Written request: Pull every line that holds the word "matplotlib" from the entries.

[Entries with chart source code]
———
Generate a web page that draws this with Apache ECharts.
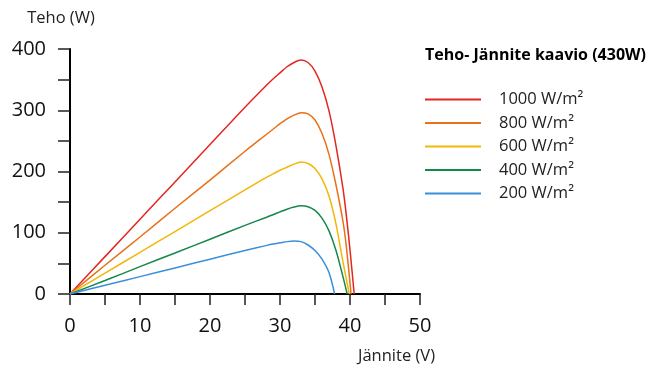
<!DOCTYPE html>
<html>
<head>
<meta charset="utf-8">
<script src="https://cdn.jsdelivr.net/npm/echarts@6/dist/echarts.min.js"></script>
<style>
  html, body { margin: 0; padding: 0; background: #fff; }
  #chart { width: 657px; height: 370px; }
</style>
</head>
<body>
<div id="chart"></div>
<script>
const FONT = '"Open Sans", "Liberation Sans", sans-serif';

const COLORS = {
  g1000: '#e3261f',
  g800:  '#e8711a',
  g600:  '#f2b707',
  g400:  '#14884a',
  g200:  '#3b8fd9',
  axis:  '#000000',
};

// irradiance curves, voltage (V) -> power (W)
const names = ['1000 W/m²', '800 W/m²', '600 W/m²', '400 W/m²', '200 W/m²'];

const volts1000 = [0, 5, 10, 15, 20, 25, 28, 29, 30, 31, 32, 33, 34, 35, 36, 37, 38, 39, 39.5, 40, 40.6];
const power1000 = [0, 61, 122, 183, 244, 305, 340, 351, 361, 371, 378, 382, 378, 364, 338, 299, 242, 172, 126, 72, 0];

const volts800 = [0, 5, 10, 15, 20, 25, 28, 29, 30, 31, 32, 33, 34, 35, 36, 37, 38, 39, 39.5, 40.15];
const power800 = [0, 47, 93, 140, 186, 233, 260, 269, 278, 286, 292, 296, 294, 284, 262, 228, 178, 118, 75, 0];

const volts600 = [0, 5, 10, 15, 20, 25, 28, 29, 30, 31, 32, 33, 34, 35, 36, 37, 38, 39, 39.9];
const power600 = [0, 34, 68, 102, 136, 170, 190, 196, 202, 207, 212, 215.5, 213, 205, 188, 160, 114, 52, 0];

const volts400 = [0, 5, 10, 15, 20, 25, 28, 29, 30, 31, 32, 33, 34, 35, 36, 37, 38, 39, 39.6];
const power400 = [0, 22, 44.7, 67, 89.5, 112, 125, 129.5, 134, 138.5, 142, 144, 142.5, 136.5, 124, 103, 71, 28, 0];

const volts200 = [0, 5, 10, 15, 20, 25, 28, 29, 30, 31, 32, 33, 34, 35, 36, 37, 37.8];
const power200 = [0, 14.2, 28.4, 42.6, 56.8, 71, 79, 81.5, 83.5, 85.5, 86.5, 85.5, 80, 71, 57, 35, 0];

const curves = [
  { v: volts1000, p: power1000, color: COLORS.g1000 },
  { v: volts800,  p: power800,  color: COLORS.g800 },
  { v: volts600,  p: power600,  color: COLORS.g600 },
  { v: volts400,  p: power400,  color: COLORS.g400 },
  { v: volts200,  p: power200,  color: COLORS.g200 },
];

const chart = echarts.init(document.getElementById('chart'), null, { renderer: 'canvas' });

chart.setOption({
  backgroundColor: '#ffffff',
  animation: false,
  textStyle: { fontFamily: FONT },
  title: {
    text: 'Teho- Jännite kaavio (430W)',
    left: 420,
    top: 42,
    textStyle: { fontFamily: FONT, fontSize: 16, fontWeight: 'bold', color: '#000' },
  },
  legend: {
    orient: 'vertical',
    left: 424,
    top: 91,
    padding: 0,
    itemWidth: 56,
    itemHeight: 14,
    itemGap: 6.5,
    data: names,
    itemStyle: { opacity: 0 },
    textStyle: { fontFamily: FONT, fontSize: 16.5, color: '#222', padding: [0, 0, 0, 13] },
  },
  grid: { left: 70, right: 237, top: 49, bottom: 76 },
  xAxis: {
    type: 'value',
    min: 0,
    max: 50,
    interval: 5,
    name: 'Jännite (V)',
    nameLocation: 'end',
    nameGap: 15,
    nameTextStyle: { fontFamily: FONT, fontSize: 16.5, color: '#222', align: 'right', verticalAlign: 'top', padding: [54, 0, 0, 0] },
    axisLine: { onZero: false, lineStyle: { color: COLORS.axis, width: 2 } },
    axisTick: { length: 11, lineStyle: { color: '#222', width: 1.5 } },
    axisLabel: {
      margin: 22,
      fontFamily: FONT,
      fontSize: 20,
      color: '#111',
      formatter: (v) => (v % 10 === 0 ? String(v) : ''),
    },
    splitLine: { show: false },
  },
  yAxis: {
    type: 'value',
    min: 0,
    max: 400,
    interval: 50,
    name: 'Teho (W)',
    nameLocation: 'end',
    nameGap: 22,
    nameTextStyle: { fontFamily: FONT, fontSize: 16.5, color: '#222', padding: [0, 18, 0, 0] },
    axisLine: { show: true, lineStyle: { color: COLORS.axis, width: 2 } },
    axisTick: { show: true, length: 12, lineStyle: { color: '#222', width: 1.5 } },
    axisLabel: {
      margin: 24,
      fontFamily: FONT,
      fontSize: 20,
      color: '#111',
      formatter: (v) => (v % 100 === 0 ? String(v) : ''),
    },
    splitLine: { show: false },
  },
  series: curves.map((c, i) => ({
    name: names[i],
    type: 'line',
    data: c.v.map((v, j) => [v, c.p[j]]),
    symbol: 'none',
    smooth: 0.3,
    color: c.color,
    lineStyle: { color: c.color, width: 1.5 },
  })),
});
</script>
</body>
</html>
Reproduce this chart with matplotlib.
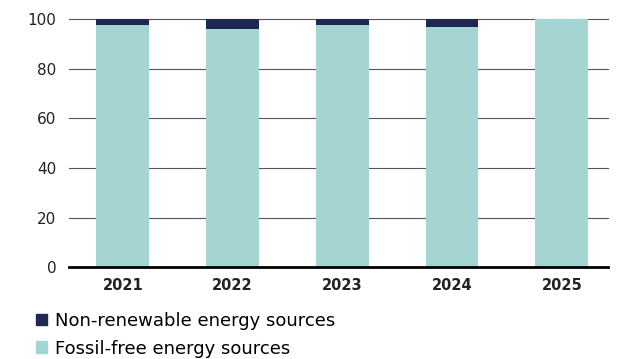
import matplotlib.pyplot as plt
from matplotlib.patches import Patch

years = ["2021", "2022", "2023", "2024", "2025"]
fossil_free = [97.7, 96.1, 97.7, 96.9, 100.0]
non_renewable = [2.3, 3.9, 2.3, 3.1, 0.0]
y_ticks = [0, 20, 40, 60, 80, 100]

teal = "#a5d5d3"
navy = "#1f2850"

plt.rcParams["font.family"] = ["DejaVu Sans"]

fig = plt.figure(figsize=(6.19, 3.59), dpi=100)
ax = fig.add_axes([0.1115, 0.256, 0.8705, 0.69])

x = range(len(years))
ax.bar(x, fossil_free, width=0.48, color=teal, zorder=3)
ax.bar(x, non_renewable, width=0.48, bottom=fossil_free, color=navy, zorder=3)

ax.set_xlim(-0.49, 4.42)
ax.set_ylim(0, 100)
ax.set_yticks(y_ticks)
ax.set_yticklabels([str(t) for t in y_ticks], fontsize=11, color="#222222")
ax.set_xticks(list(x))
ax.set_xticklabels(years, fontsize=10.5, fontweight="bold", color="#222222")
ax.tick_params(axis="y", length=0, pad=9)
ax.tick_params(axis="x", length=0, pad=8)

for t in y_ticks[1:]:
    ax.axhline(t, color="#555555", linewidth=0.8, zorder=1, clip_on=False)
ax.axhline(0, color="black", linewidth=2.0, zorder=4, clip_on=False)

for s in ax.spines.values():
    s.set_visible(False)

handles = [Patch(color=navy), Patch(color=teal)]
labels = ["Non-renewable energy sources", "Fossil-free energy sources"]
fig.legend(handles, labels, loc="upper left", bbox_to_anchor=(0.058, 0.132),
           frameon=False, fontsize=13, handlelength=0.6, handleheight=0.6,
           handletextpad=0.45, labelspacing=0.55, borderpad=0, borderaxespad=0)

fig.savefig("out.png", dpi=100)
———
Complete response:
Reproduce this chart with matplotlib.
import matplotlib.pyplot as plt
from matplotlib.patches import Patch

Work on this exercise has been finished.